The team will capture most revenue from naming rights, advertising, broadcast rights and concessions. But the lease spells out some revenue-sharing arrangements that would give St. Paul a piece of the Saints' success.

The team will be required to issue an annual report to the city detailing its annual net revenues, and to cut St. Paul a check should they go beyond $500,000. The Saints would pay the city 5 percent of revenues between $500,000 and $1.5 million, 7.5 percent up to $2.5 million, and 10 percent of proceeds over $2.5 million.

Anything the team gets over $500,000 in naming rights also would go to St. Paul. The city would use the revenues to pay down the $6 million internal loan it made in July to help close an $8.8 million funding gap.
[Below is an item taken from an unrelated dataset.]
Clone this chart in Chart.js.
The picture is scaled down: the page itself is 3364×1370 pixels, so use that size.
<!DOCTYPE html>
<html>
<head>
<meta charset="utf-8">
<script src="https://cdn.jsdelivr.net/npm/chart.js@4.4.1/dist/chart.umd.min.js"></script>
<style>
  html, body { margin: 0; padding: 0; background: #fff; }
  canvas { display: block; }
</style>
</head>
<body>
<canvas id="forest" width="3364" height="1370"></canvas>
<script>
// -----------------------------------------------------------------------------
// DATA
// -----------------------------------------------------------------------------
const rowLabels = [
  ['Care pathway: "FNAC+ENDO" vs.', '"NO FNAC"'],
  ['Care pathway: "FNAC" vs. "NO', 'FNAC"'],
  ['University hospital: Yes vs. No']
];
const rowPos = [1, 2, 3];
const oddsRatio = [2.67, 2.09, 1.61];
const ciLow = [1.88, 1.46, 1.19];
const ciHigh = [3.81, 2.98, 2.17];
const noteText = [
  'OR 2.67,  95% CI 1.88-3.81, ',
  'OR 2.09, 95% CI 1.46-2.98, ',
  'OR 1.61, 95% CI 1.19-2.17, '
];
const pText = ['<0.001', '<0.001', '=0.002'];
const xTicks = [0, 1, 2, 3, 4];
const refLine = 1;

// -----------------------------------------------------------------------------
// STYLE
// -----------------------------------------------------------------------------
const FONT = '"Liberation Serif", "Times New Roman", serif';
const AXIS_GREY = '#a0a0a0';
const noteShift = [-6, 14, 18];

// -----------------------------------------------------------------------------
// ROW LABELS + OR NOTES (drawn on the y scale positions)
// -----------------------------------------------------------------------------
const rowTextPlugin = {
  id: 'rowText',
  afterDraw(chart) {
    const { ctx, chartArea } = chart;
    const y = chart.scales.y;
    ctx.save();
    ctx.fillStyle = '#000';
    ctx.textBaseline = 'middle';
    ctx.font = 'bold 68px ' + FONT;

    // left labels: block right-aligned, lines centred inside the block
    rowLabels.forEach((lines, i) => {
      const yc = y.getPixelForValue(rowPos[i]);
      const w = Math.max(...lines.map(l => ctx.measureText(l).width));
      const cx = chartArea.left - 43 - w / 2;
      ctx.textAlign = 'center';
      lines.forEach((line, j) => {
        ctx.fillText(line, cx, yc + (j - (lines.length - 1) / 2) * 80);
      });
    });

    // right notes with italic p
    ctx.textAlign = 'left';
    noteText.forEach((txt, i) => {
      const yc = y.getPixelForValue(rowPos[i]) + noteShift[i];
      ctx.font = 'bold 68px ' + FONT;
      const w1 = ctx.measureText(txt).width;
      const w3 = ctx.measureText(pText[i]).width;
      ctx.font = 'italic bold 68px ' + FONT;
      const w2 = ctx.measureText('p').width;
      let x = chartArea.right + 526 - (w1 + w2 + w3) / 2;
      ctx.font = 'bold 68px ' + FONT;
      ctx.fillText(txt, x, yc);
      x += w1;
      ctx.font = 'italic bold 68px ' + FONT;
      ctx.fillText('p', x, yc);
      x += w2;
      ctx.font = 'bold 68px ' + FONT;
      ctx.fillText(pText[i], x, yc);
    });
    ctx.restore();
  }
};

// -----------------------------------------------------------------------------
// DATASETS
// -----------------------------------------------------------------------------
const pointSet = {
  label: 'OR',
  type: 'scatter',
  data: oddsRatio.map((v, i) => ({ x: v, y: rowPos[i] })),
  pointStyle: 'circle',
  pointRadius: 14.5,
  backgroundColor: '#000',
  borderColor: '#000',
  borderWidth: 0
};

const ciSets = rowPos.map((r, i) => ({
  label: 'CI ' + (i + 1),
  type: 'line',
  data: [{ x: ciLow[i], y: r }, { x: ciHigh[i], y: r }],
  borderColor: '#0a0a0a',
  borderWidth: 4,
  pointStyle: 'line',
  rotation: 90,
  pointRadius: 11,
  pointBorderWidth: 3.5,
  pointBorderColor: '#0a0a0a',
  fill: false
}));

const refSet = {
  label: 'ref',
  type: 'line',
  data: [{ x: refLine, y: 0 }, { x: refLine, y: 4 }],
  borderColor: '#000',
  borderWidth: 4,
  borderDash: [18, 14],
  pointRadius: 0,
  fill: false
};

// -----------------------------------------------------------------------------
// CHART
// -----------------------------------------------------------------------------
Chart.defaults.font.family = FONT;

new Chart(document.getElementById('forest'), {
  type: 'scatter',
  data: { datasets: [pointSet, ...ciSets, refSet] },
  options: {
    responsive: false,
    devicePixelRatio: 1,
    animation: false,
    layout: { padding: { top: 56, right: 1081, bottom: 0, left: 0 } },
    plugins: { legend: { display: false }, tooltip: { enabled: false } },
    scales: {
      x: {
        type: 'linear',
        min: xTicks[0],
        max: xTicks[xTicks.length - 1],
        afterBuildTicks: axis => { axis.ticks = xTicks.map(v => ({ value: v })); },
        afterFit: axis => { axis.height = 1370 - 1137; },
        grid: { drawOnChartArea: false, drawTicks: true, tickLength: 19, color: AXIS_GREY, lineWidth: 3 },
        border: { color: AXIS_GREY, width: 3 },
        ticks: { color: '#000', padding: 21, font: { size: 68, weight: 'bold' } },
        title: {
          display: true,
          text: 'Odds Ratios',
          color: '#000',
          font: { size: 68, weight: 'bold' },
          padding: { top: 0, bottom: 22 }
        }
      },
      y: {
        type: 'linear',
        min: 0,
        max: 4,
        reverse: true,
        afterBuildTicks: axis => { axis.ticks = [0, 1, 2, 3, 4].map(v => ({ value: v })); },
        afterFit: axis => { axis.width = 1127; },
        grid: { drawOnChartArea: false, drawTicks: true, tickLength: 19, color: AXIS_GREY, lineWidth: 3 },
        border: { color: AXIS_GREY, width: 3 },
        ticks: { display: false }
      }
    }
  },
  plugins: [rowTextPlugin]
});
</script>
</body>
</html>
The lease also gives the city a hedge should the Saints be sold in the next seven years. A team sale before the first pitch is thrown in May 2015 would guarantee the city 10 percent of the sales price; that cut would drop each year until May 2020, when the team could be sold without penalty.

On the other side of the ledger, St. Paul will be required to contribute $50,000 each year for ballpark operations and maintenance. In the ballpark's first three years the city also would pay groundskeeping costs of $75,000 annually to ensure the field turf is properly developed and maintained.

Meyer announced that the city made its first dent Thursday in drawing down its own $6 million loan: a $1 million redevelopment grant from the state Department of Employment and Economic Development that will be used to help clean up some of the polluted soil at the ballpark site.

He said city officials remain confident they will find funding sources to pay off the $5 million balance on the loan.

Demolition on the site, delayed for more than two weeks last month after a worker was killed by falling concrete, is expected to wrap up in mid-November, Meyer said. Design drawings also should be ready next month.

One of the remaining details to be settled — how much Ryan Companies would pay for cost overruns — won't be settled until early next year, he said.